I’m calling bulldust on cracking Enigma shortening WWII by two years.

Using Bayes Theorem, the hypothesis does not taken into account the existing evidence that:

a. The Russians were making significant in-roads on the eastern front.
b. Development of long range maritime patrol aircraft closed the air/sea gap making submarine operation far less effective.
c. The Manhattan Project was proceeding independently of any other aspect of the war and would have produced atomic weapons at about the same time whether of not Enigma was cracked.

• evan says:

I’m sure it contributed, and I’d think that most would agree that the two years claim is an acceptable compromise based on a variety of factors.
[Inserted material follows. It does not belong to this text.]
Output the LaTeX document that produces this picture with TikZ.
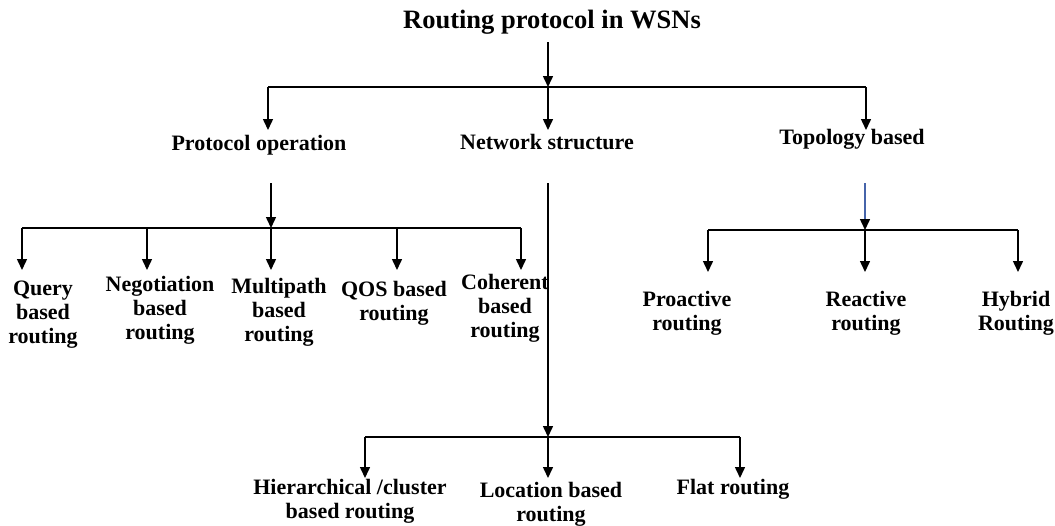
\documentclass[tikz,border=0pt]{standalone}
\usepackage{fontspec}
\setmainfont{Liberation Serif}
\usetikzlibrary{arrows.meta}
\definecolor{arrblue}{RGB}{70,100,170}
\begin{document}
\begin{tikzpicture}[x=1pt,y=-1pt,
  arr/.style={line width=1.5pt,-{Triangle[length=11pt,width=10pt]}},
  bararr/.style={line width=1.5pt},
  lbl/.style={font=\bfseries\fontsize{22}{24}\selectfont,align=center,inner sep=0pt,anchor=north},
  lblone/.style={font=\bfseries\fontsize{22}{24}\selectfont,inner sep=0pt,anchor=base},
  ttl/.style={font=\bfseries\fontsize{26.5}{30}\selectfont,inner sep=0pt,anchor=base}]
\useasboundingbox (0,0) rectangle (1055,525);

% title and level 1
\node[ttl] (title) at (552,28) {Routing protocol in WSNs};
\node[lblone] (po) at (259,150) {Protocol operation};
\node[lblone] (ns) at (547,149) {Network structure};
\node[lblone] (tb) at (852,144) {Topology based};

\coordinate (t0) at (548,42);
\coordinate (j0) at (548,87);
\coordinate (b0L) at (268,87);
\coordinate (b0R) at (866,87);
\draw[arr] (t0) -- (j0);
\draw[bararr] (b0L) -- (b0R);
\draw[arr] (b0L) -- (268,130);
\draw[arr] (j0) -- (548,130);
\draw[arr] (b0R) -- (866,130);

% protocol operation group
\node[lbl] (q) at (43,281) {Query\\based\\routing};
\node[lbl] (neg) at (160,276) {Negotiation\\based\\routing};
\node[lbl] (mp) at (279,278) {Multipath\\based\\routing};
\node[lbl] (qos) at (394,281) {QOS based\\routing};
\node[lbl] (coh) at (505,274) {Coherent\\based\\routing};

\coordinate (p0) at (271,183);
\coordinate (pj) at (271,228);
\coordinate (pL) at (22,228);
\coordinate (pR) at (521,228);
\draw[arr] (p0) -- (pj);
\draw[bararr] (pL) -- (pR);
\draw[arr] (pL) -- (22,270);
\draw[arr] (147,228) -- (147,270);
\draw[arr] (pj) -- (271,270);
\draw[arr] (397,228) -- (397,270);
\draw[arr] (pR) -- (521,270);

% topology group
\node[lbl] (pro) at (687,291) {Proactive\\routing};
\node[lbl] (rea) at (866,291) {Reactive\\routing};
\node[lbl] (hyb) at (1016,291) {Hybrid\\Routing};

\coordinate (s0) at (865,183);
\coordinate (sj) at (865,230);
\coordinate (sL) at (708,230);
\coordinate (sR) at (1018,230);
\draw[line width=1.5pt,arrblue,-{Triangle[length=11pt,width=10pt,black]}] (s0) -- (sj);
\draw[bararr] (sL) -- (sR);
\draw[arr] (sL) -- (708,272);
\draw[arr] (sj) -- (865,272);
\draw[arr] (sR) -- (1018,272);

% network structure group
\node[lbl] (hier) at (350,479) {Hierarchical /cluster\\based routing};
\node[lbl] (loc) at (551,482) {Location based\\routing};
\node[lblone] (flat) at (733,494) {Flat routing};

\coordinate (n0) at (548,183);
\coordinate (nj) at (548,437);
\coordinate (nL) at (365,437);
\coordinate (nR) at (740,437);
\draw[arr] (n0) -- (nj);
\draw[bararr] (nL) -- (nR);
\draw[arr] (nL) -- (365,478);
\draw[arr] (nj) -- (548,478);
\draw[arr] (nR) -- (740,478);
\end{tikzpicture}
\end{document}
This claim was apparently made by Sir Harry Hinsley, an official historian of WWII. Cracking Enigma had some notable successes, such as assisting with the North Africa conflict.
A more interesting note is that apparently the B-Dienst (the German Naval Intelligence) had cracked the British and allied maritime codes in 1938-39, which is why they had such success with U-boat attacks, and it seems that the British never knew.
The development of atomic weapons may have contributed and its widely claimed that the Hiromishma and Nagasaki bombings stopped the Pacific war, but there’s counter-claims that it was actually the advancement of the Russian forces toward Japan that forced them to surrender. Japan was bombed in August of 1945, while Germany surrendered in early May of 1945, so it’s unlikely that the threat of atomic weaponry contributed to that.